C’est un règlement pétri de bonnes intentions, l’une des promesses-phares de la mairesse de Montréal Valérie Plante.

Il s’est heurté au test de la réalité. Une réalité bien plate et brutale : ça ne fonctionne pas.

Ou si peu.

Le Règlement pour une métropole mixte (RMM), aussi appelé « 20-20-20 », fera l’objet de plusieurs allègements temporaires, a annoncé jeudi l’administration Plante. Certains de ses éléments les plus pénalisants pour les promoteurs seront suspendus jusqu’en 2026, dans l’espoir de redonner un peu d’oxygène au marché de la construction.

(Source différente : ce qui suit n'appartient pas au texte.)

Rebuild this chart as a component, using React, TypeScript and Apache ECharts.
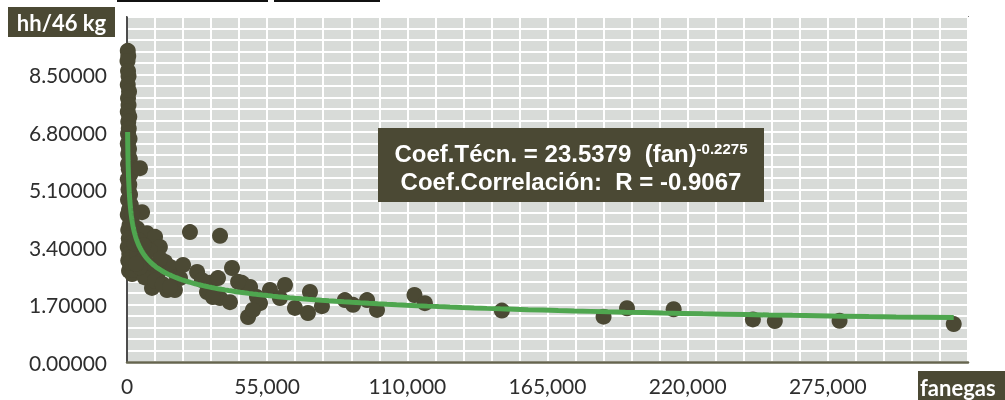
import React, { useEffect, useRef } from "react";
import * as echarts from "echarts";

// Scatter observations (fanegas, hh/46 kg)
const pointsX = [
  300, 500, 200, 400, 600, 300, 800, 400, 600, 300, 900, 500, 700, 400, 1000, 300, 800, 500, 1100, 400,
  700, 1300, 300, 900, 600, 1200, 400, 1500, 800, 300, 1800, 1000, 500, 2200, 700, 1400, 300, 2600, 900, 1800,
  500, 3000, 1200, 2200, 800, 2000,
  5100, 5900, 2000, 4000,
  7800, 11000, 12900, 14900, 16900, 19600, 20800, 9800, 15700, 2400, 1200, 4000, 6000, 8000, 10000, 12000,
  7000, 5000, 3000, 4500, 9000, 13000, 11000, 14000, 18800, 16900, 6500, 3500,
  24700, 36500, 41200, 22000, 27500, 32600, 35700, 36500, 40400, 45100, 48300, 51000, 52200, 47500, 49400,
  56100, 62000, 60000, 65900, 71800, 71000, 76500, 31400, 29400, 33700, 43600,
  85500, 88700, 94200, 98100, 112800, 116900, 147100, 187000, 196200, 214500, 245600, 254200, 279600, 324400,
];
const pointsY = [
  9.2, 9.05, 8.9, 8.6, 8.45, 8.2, 8.0, 7.8, 7.6, 7.4, 7.25, 7.1, 6.9, 6.75, 6.6, 6.45, 6.3, 6.15, 6.0, 5.85,
  5.7, 5.55, 5.4, 5.25, 5.1, 4.95, 4.8, 4.65, 4.5, 4.35, 4.2, 4.05, 3.9, 3.8, 3.65, 3.5, 3.4, 3.3, 3.2, 3.1,
  3.0, 2.95, 2.9, 2.85, 2.7, 2.6,
  5.73, 4.43, 4.4, 3.95,
  3.81, 3.7, 3.4, 2.96, 2.81, 2.51, 2.48, 2.19, 2.13, 2.72, 2.93, 3.2, 3.0, 2.9, 2.75, 2.6,
  2.5, 2.8, 3.5, 3.6, 3.3, 3.05, 2.4, 2.3, 2.13, 2.22, 3.45, 2.9,
  3.84, 3.73, 2.78, 2.87, 2.66, 2.34, 2.48, 1.89, 1.77, 2.34, 2.22, 1.92, 1.74, 1.33, 1.54,
  2.13, 2.28, 1.89, 1.6, 2.07, 1.45, 1.65, 2.07, 2.42, 1.92, 2.37,
  1.83, 1.69, 1.83, 1.54, 1.98, 1.74, 1.52, 1.34, 1.59, 1.56, 1.26, 1.21, 1.22, 1.12,
];

// Fitted power trend shown in the chart: y = a * x^b
const trendCoef = 23.5379;
const trendExp = -0.2275;
const trendRange = [235, 324400];

const yTicks = [0, 1.7, 3.4, 5.1, 6.8, 8.5, 10.2];
const xTicks = [0, 55000, 110000, 165000, 220000, 275000, 330000];

const OLIVE = "#4b4934";

export default function App() {
  const ref = useRef<HTMLDivElement>(null);
  useEffect(() => {
    if (!ref.current) return;
    const chart = echarts.init(ref.current, undefined, { renderer: "svg" });
    const scatter = pointsX.map((x, i) => [x, pointsY[i]]);
    const trend: number[][] = [];
    const n = 200;
    const l0 = Math.log(trendRange[0]);
    const l1 = Math.log(trendRange[1]);
    for (let i = 0; i <= n; i++) {
      const x = Math.exp(l0 + ((l1 - l0) * i) / n);
      trend.push([x, trendCoef * Math.pow(x, trendExp)]);
    }
    const labelFont = { fontFamily: "Lato", fontSize: 21, color: "#2e2e2e" };
    const minorTick = { show: true, splitNumber: 5, length: 0, lineStyle: { opacity: 0 } };
    const white = { show: true, lineStyle: { color: "#ffffff", width: 2 } };
    chart.setOption({
      animation: false,
      grid: {
        left: 127,
        right: 37,
        top: 17,
        bottom: 38,
        show: true,
        backgroundColor: "#d8dbd8",
        borderColor: "#1a1a1a",
        borderWidth: 1.5,
      },
      xAxis: {
        type: "value",
        min: xTicks[0],
        max: xTicks[xTicks.length - 1],
        interval: xTicks[1] - xTicks[0],
        axisLine: { show: true, onZero: false, lineStyle: { color: "#66654f", width: 2.5 } },
        axisTick: { show: false },
        axisLabel: {
          ...labelFont,
          margin: 13,
          showMaxLabel: false,
          formatter: (v: number) => v.toLocaleString("en-US"),
        },
        splitLine: white,
        minorTick,
        minorSplitLine: white,
        z: 1,
      },
      yAxis: {
        type: "value",
        min: yTicks[0],
        max: yTicks[yTicks.length - 1],
        interval: yTicks[1] - yTicks[0],
        axisLine: { show: true, onZero: false, lineStyle: { color: "#111111", width: 1.5 } },
        axisTick: { show: false },
        axisLabel: {
          ...labelFont,
          margin: 20,
          showMaxLabel: false,
          formatter: (v: number) => v.toFixed(5),
        },
        splitLine: white,
        minorTick,
        minorSplitLine: white,
        z: 1,
      },
      series: [
        {
          type: "scatter",
          data: scatter,
          symbolSize: 16,
          itemStyle: { color: OLIVE, opacity: 1 },
          z: 3,
        },
        {
          type: "line",
          data: trend,
          showSymbol: false,
          symbol: "none",
          lineStyle: { color: "#4fa64f", width: 5 },
          z: 4,
        },
      ],
      graphic: [
        { type: "rect", shape: { x: 117, y: 0, width: 151, height: 2 }, style: { fill: "#111" }, z: 10 },
        { type: "rect", shape: { x: 274, y: 0, width: 106, height: 2 }, style: { fill: "#111" }, z: 10 },
        { type: "rect", shape: { x: 8, y: 7, width: 107, height: 30 }, style: { fill: OLIVE }, z: 10 },
        {
          type: "text",
          x: 61.5,
          y: 22,
          style: {
            text: "hh/46 kg",
            font: "bold 22px Lato",
            fill: "#ffffff",
            textAlign: "center",
            textVerticalAlign: "middle",
          },
          z: 11,
        },
        { type: "rect", shape: { x: 918, y: 371, width: 95, height: 35 }, style: { fill: OLIVE }, z: 10 },
        {
          type: "text",
          x: 920,
          y: 387,
          style: {
            text: "fanegas",
            font: "bold 22px Lato",
            fill: "#ffffff",
            textAlign: "left",
            textVerticalAlign: "middle",
          },
          z: 11,
        },
        { type: "rect", shape: { x: 378, y: 128, width: 386, height: 74 }, style: { fill: OLIVE }, z: 10 },
        {
          type: "text",
          x: 571,
          y: 153,
          style: {
            text: "{a|Coef.Técn. = 23.5379  (fan)}{s|-0.2275}",
            fill: "#ffffff",
            textAlign: "center",
            textVerticalAlign: "middle",
            rich: {
              a: { font: "bold 24px 'Liberation Sans'", fill: "#ffffff" },
              s: { font: "bold 15px 'Liberation Sans'", fill: "#ffffff", padding: [0, 0, 10, 0] },
            },
          },
          z: 11,
        },
        {
          type: "text",
          x: 571,
          y: 181,
          style: {
            text: "Coef.Correlación:  R = -0.9067",
            font: "bold 24px 'Liberation Sans'",
            fill: "#ffffff",
            textAlign: "center",
            textVerticalAlign: "middle",
          },
          z: 11,
        },
      ],
    });
    return () => chart.dispose();
  }, []);
  return (
    <div
      ref={ref}
      style={{ position: "fixed", left: 0, top: 0, width: 1005, height: 400 }}
    />
  );
}
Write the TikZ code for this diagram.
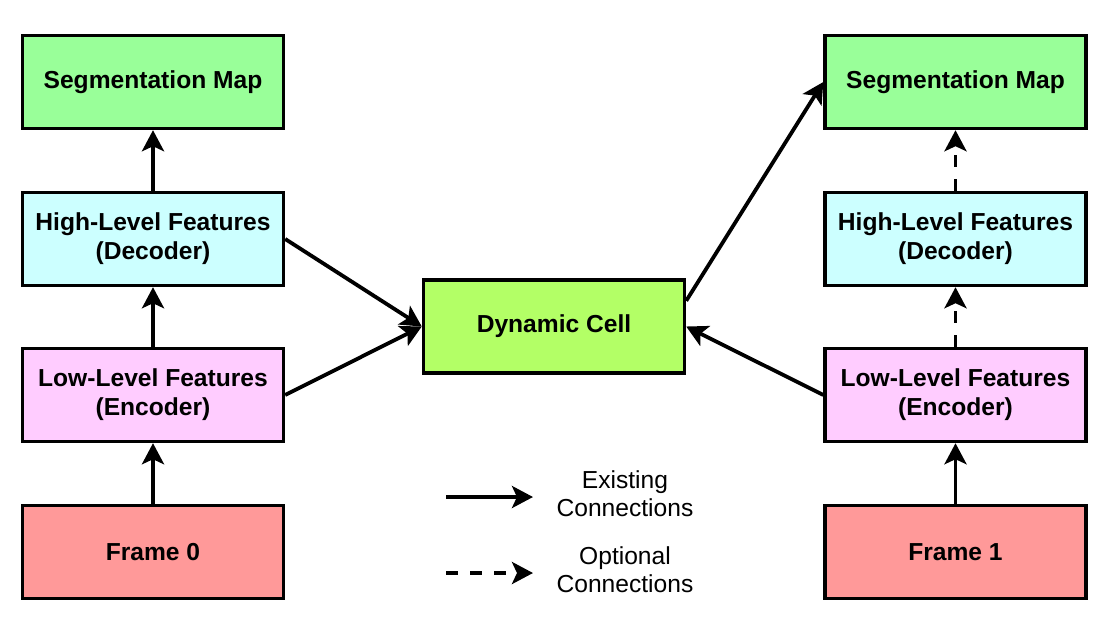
\documentclass[tikz,border=0pt]{standalone}
\usepackage{fontspec}
\setmainfont{Liberation Sans}
\usetikzlibrary{arrows.meta, positioning}

\definecolor{segGreen}{HTML}{99FF99}
\definecolor{decCyan}{HTML}{CCFFFF}
\definecolor{encPink}{HTML}{FFCCFF}
\definecolor{frameRed}{HTML}{FF9999}
\definecolor{cellGreen}{HTML}{B3FF66}

\begin{document}
\begin{tikzpicture}[x=0.5pt, y=-0.5pt,
  block/.style={draw, line width=1.7pt, minimum width=130.5pt, minimum height=46.5pt,
    inner sep=0pt, align=center, font=\fontsize{12.3}{14.5}\selectfont\bfseries},
  conn/.style={-{Stealth[length=10.5pt, width=11pt, inset=2.5pt]}, line width=1.9pt},
  opt/.style={conn, dash pattern=on 6pt off 6pt},
  legtext/.style={align=center, font=\fontsize{12.3}{14}\selectfont}]
\useasboundingbox (0,0) rectangle (1113,638);

% Frame 0 column
\node[block, fill=segGreen] (seg0) at (153,82) {Segmentation Map};
\node[block, fill=decCyan] (high0) at (153,239) {High-Level Features\\(Decoder)};
\node[block, fill=encPink] (low0) at (153,395) {Low-Level Features\\(Encoder)};
\node[block, fill=frameRed] (frame0) at (153,552) {Frame 0};

% Frame 1 column
\node[block, fill=segGreen] (seg1) at (955.5,82) {Segmentation Map};
\node[block, fill=decCyan] (high1) at (955.5,239) {High-Level Features\\(Decoder)};
\node[block, fill=encPink] (low1) at (955.5,395) {Low-Level Features\\(Encoder)};
\node[block, fill=frameRed] (frame1) at (955.5,552) {Frame 1};

% Middle
\node[block, fill=cellGreen] (cell) at (554,326.5) {Dynamic Cell};

\draw[conn] (frame0) -- (low0);
\draw[conn] (low0) -- (high0);
\draw[conn] (high0) -- (seg0);
\draw[conn] (high0.east) -- (cell.west);
\draw[conn] (low0.east) -- (cell.west);

\draw[conn] (frame1) -- (low1);
\draw[opt] (low1) -- (high1);
\draw[opt] (high1) -- (seg1);
\draw[conn] (low1.west) -- (cell.east);
\draw[conn] (cell.11) -- (seg1.west);

% Legend
\coordinate (solidA) at (446,497);
\coordinate (solidB) at (533,497);
\coordinate (dashA) at (446,573);
\coordinate (dashB) at (533,573);
\draw[conn] (solidA) -- (solidB);
\draw[opt] (dashA) -- (dashB);
\node[legtext] (existing) at (625,494) {Existing\\Connections};
\node[legtext] (optional) at (625,570) {Optional\\Connections};
\end{tikzpicture}
\end{document}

Je vous refais ici la petite histoire, pour ceux qui n’auraient pas suivi ce feuilleton politico-immobilier.

Le RMM a été adopté en avril 2021, après une longue gestation. Son objectif : inciter les constructeurs à inclure des logements sociaux, abordables et familiaux à leurs projets, à défaut de quoi ils peuvent choisir de verser une compensation financière. Cela en vue de favoriser la « mixité » sociale et de garder les familles moins nanties dans l’île de Montréal.

Les ambitions étaient énormes, les objectifs, louables, mais les résultats concrets ont été bien maigres jusqu’ici.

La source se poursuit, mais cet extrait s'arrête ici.